### Given task
Reproduce the listing below character for character; drop every image.

### Data

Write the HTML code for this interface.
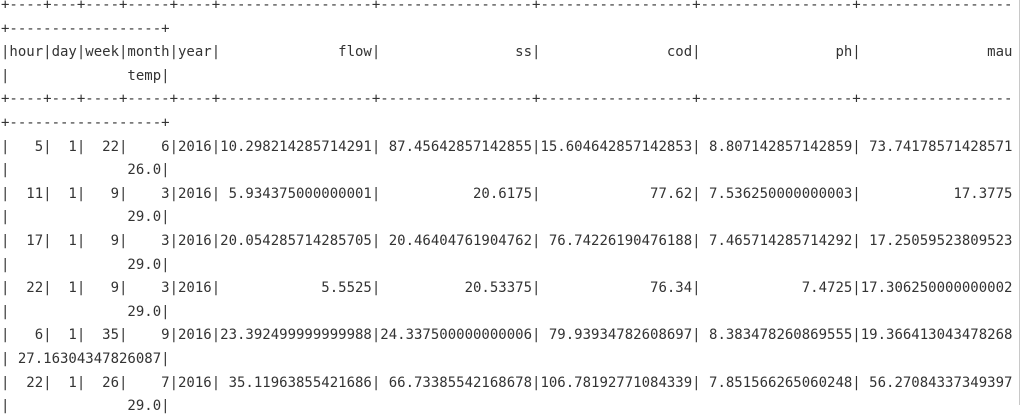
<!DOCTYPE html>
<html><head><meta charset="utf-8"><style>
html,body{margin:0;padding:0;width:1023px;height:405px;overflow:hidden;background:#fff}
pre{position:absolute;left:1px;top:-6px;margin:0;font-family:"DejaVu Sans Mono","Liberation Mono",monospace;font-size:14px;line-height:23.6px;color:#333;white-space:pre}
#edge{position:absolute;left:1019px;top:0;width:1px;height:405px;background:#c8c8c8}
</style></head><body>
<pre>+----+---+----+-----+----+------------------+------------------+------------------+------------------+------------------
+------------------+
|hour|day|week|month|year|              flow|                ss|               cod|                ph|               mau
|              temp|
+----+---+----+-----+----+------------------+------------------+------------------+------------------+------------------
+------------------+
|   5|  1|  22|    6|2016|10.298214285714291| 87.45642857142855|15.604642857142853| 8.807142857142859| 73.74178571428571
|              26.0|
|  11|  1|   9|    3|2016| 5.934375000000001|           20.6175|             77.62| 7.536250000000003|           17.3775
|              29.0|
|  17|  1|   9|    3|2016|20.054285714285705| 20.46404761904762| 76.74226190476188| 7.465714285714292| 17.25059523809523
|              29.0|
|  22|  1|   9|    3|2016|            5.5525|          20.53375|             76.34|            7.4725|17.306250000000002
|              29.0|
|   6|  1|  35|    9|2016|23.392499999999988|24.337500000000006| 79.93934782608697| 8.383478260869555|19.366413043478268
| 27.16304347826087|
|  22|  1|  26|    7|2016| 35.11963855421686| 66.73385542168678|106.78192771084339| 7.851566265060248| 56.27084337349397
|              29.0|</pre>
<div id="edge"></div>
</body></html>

### The result
Write the HTML code for this interface.
<!DOCTYPE html>
<html><head><meta charset="utf-8"><style>
html,body{margin:0;padding:0;width:1023px;height:405px;overflow:hidden;background:#fff}
pre{position:absolute;left:1px;top:-6px;margin:0;font-family:"DejaVu Sans Mono","Liberation Mono",monospace;font-size:14px;line-height:23.6px;color:#333;white-space:pre}
#edge{position:absolute;left:1019px;top:0;width:1px;height:405px;background:#c8c8c8}
</style></head><body>
<pre>+----+---+----+-----+----+------------------+------------------+------------------+------------------+------------------
+------------------+
|hour|day|week|month|year|              flow|                ss|               cod|                ph|               mau
|              temp|
+----+---+----+-----+----+------------------+------------------+------------------+------------------+------------------
+------------------+
|   5|  1|  22|    6|2016|10.298214285714291| 87.45642857142855|15.604642857142853| 8.807142857142859| 73.74178571428571
|              26.0|
|  11|  1|   9|    3|2016| 5.934375000000001|           20.6175|             77.62| 7.536250000000003|           17.3775
|              29.0|
|  17|  1|   9|    3|2016|20.054285714285705| 20.46404761904762| 76.74226190476188| 7.465714285714292| 17.25059523809523
|              29.0|
|  22|  1|   9|    3|2016|            5.5525|          20.53375|             76.34|            7.4725|17.306250000000002
|              29.0|
|   6|  1|  35|    9|2016|23.392499999999988|24.337500000000006| 79.93934782608697| 8.383478260869555|19.366413043478268
| 27.16304347826087|
|  22|  1|  26|    7|2016| 35.11963855421686| 66.73385542168678|106.78192771084339| 7.851566265060248| 56.27084337349397
|              29.0|</pre>
<div id="edge"></div>
</body></html>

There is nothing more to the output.